# [Task brief]
Take the lines of the data below from the very first through the line containing "18.9, 16.6, 12.9, 8.1, 5.3, 5.5, 6.7, 5.8, 6.3, 5.5]" and output them exactly, pictures excluded.
===============
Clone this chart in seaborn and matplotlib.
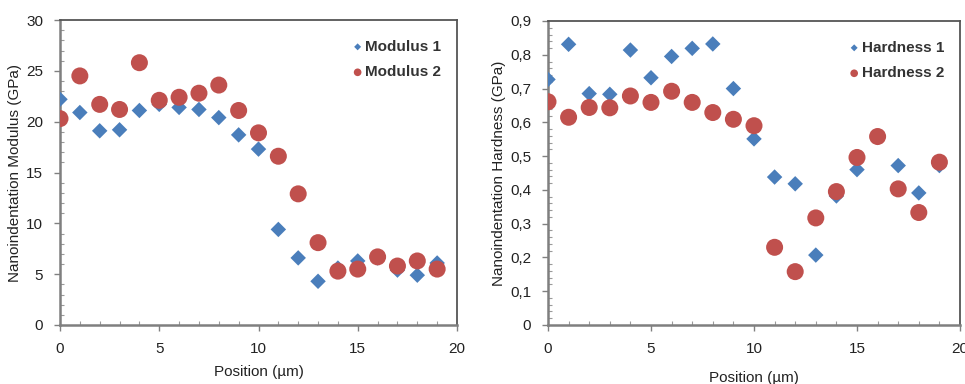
import numpy as np
import pandas as pd
import matplotlib
matplotlib.use("Agg")
import matplotlib.pyplot as plt
from matplotlib.ticker import MultipleLocator, FixedLocator, FixedFormatter
import seaborn as sns

# Indentation positions along the line scan (µm)
position = list(range(20))

modulus_1 = [22.2, 20.9, 19.1, 19.2, 21.1, 21.7, 21.4, 21.2, 20.4, 18.7,
             17.3, 9.4, 6.6, 4.3, 5.6, 6.3, 6.6, 5.4, 4.9, 6.1]
modulus_2 = [20.3, 24.5, 21.7, 21.2, 25.8, 22.1, 22.4, 22.8, 23.6, 21.1,
             18.9, 16.6, 12.9, 8.1, 5.3, 5.5, 6.7, 5.8, 6.3, 5.5]

hardness_1 = [0.727, 0.831, 0.685, 0.683, 0.814, 0.732, 0.795, 0.819, 0.832, 0.700,
              0.551, 0.438, 0.418, 0.207, 0.382, 0.460, 0.555, 0.472, 0.391, 0.472]
hardness_2 = [0.661, 0.615, 0.644, 0.643, 0.678, 0.659, 0.692, 0.659, 0.629, 0.609,
              0.590, 0.230, 0.158, 0.317, 0.395, 0.496, 0.558, 0.403, 0.333, 0.482]

x_ticks = [0, 5, 10, 15, 20]
x_tick_labels = ["0", "5", "10", "15", "20"]
mod_ticks = [0, 5, 10, 15, 20, 25, 30]
mod_tick_labels = ["0", "5", "10", "15", "20", "25", "30"]
hard_ticks = [0, 0.1, 0.2, 0.3, 0.4, 0.5, 0.6, 0.7, 0.8, 0.9]
hard_tick_labels = ["0", "0,1", "0,2", "0,3", "0,4", "0,5", "0,6", "0,7", "0,8", "0,9"]

BLUE = "#4a7ebb"
RED = "#c0504d"

sns.set_theme(style="white")
plt.rcParams["font.family"] = ["Liberation Sans", "DejaVu Sans"]

fig = plt.figure(figsize=(9.65, 3.84), dpi=100)
ax1 = fig.add_axes([60 / 965, 59 / 384, 397 / 965, 305 / 384])
ax2 = fig.add_axes([548 / 965, 59 / 384, 412 / 965, 304 / 384])

mod_df = pd.DataFrame({"pos": position, "m1": modulus_1, "m2": modulus_2})
hard_df = pd.DataFrame({"pos": position, "h1": hardness_1, "h2": hardness_2})


def style_axes(ax, yticks, ylabels, ymax, yminor, ylabel, xpad):
    ax.set_xlim(0, 20)
    ax.set_ylim(0, ymax)
    ax.xaxis.set_major_locator(FixedLocator(x_ticks))
    ax.xaxis.set_major_formatter(FixedFormatter(x_tick_labels))
    ax.xaxis.set_minor_locator(MultipleLocator(1))
    ax.yaxis.set_major_locator(FixedLocator(yticks))
    ax.yaxis.set_major_formatter(FixedFormatter(ylabels))
    ax.yaxis.set_minor_locator(MultipleLocator(yminor))
    ax.tick_params(which="major", direction="out", length=4, width=1,
                   color="#808080", labelsize=11, labelcolor="#222222", pad=8,
                   bottom=True, left=True)
    ax.tick_params(which="minor", direction="in", length=3, width=0.8,
                   color="#9a9a9a", bottom=True, left=True)
    for side in ("left", "bottom"):
        ax.spines[side].set_color("#7f7f7f")
        ax.spines[side].set_linewidth(1.8)
    for side in ("top", "right"):
        ax.spines[side].set_color("#555555")
        ax.spines[side].set_linewidth(1.3)
    ax.set_xlabel("Position (µm)", fontsize=11, color="#222222", labelpad=xpad)
    ax.set_ylabel(ylabel, fontsize=11, color="#222222", labelpad=3)
    ax.set_facecolor("white")


sns.scatterplot(data=mod_df, x="pos", y="m1", ax=ax1, marker="D", s=62,
                color=BLUE, edgecolor="none", label="Modulus 1", zorder=3)
sns.scatterplot(data=mod_df, x="pos", y="m2", ax=ax1, marker="o", s=150,
                color=RED, edgecolor="none", label="Modulus 2", zorder=3)
style_axes(ax1, mod_ticks, mod_tick_labels, 30, 1,
           "Nanoindentation Modulus (GPa)", 7)

sns.scatterplot(data=hard_df, x="pos", y="h1", ax=ax2, marker="D", s=62,
                color=BLUE, edgecolor="none", label="Hardness 1", zorder=3)
sns.scatterplot(data=hard_df, x="pos", y="h2", ax=ax2, marker="o", s=150,
                color=RED, edgecolor="none", label="Hardness 2", zorder=3)
style_axes(ax2, hard_ticks, hard_tick_labels, 0.9, 0.02,
           "Nanoindentation Hardness (GPa)", 11)

for ax in (ax1, ax2):
    ax.legend(loc="upper right", bbox_to_anchor=(0.995, 0.98), frameon=False,
              markerscale=0.45, handletextpad=0.0, handlelength=1.0,
              labelspacing=0.75,
              prop={"weight": "bold", "size": 11})
    for t in ax.get_legend().get_texts():
        t.set_color("#333333")

fig.savefig("out.png", dpi=100, facecolor="white")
===============
# [Solution to this problem]
Clone this chart in seaborn and matplotlib.
import numpy as np
import pandas as pd
import matplotlib
matplotlib.use("Agg")
import matplotlib.pyplot as plt
from matplotlib.ticker import MultipleLocator, FixedLocator, FixedFormatter
import seaborn as sns

# Indentation positions along the line scan (µm)
position = list(range(20))

modulus_1 = [22.2, 20.9, 19.1, 19.2, 21.1, 21.7, 21.4, 21.2, 20.4, 18.7,
             17.3, 9.4, 6.6, 4.3, 5.6, 6.3, 6.6, 5.4, 4.9, 6.1]
modulus_2 = [20.3, 24.5, 21.7, 21.2, 25.8, 22.1, 22.4, 22.8, 23.6, 21.1,
             18.9, 16.6, 12.9, 8.1, 5.3, 5.5, 6.7, 5.8, 6.3, 5.5]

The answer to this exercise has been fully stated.